In collaboration with physicists from
LOASIS , who investigate laser-plasma internal dynamics by running particle-in-cell simulations, we explore the resulting datasets, providing tools to improve simulation inspection for beam formation. We have designed a framework to automate the data analysis and classification of simulation data.
Data analysis and Machine Learning
We have designed a framework to automate the data analysis and classification of simulation data.
First, we propose a new method to identify locations with high density of particles (
Figure 1) in the space-time domain, based on maximum extremum point detection on the particle distribution.
Fig.1. Locating high density bunch of electrons in a time step with 3.2 x 10^6 particles: (a) searching for beam formation; (b) density map of particles using red-to-white color variation - example of highest density of electrons not being the most energetic group of particles.

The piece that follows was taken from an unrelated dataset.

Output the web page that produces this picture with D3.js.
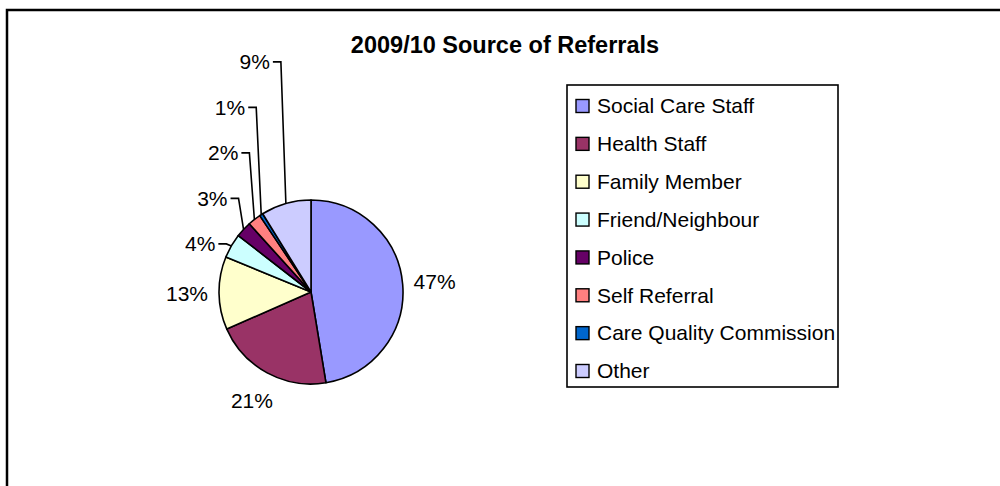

We analyze high density electron regions using a lifetime diagram by organizing and pruning the maximum extrema (Figure 2) as nodes in a minimum spanning tree (MST). Second, we partition the multivariate data using fuzzy clustering to detect time steps in a experiment that may contain a high quality electron beam. Finally, we combine results from fuzzy clustering and bunch lifetime analysis to estimate spatially confined beams. We demonstrate our algorithms successfully on four different simulation datasets.
Fig.2. Representation of all time steps of one experiment: (a) bunch-life-time as a pruned MST shown as connected nodes; (b) beam-point candidates combined with fuzzy clustering (click on the image for further details)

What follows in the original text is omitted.